Monday (profile) says:

Application of "what you wrote up there"

So, does this apply to most things, If, one used the event, any event, precisely as explained above?

ie. Grey Cup/World Cup/a World Famous Marathon/Davis Cup/Wimbledon/PGA???

And, if so, why don’t more businesses and companies use this knowledge to their advantage? It seems like they’re sitting in El Dorado and they don’t even realize it.

Just sayin’

Anonymous Anonymous Coward (profile) says:

Re: Re:

The same way all other drones are taken in by advertising. I saw it on TV!!! It was one of those Super Bowl commercials one is not allowed to miss!!! See the press coverage of the commercials. They told me I am not allowed to miss them.

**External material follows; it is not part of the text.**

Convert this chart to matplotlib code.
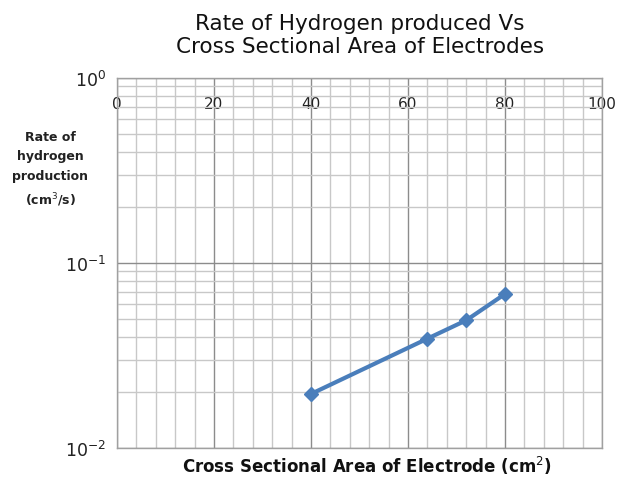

Oh…wait…I am going to miss the Super Bowl altogether…shame on me, save my soul, but I do believe I will continue to exist and will be better for not having seen either the Super Bowl or their commercials.

peter says:

really simple

“Because the NFL should want the term said as often as possible”. Sure, if you are looking at the big picture and long term

However, there is some executive in charge of monetizing “valuable IP”, and his/her’s annual bonus depends on this year’s takings. Therefore when they should be leaning back in their armchairs with the satisfaction of all that free publicity, there are lawyers, legal threats and lawsuits.

Anonymous Coward says:

Every year I have cared less and less about the Super Bowl. I didn’t even know who was playing let alone care. This year I didn’t care at all. ZERO! You know what I did on Sunday? READ. I was reading for HOURS. The TV wasn’t even on. I didn’t even watch a single commerial from it this year either. Didn’t give a crap about the half time show. I think my phone popped up the score last night but I don’t remember who won as I won’t even remember who played.

I’m not a Sports person, but I used to watch a little football. Now I just really don’t care at all.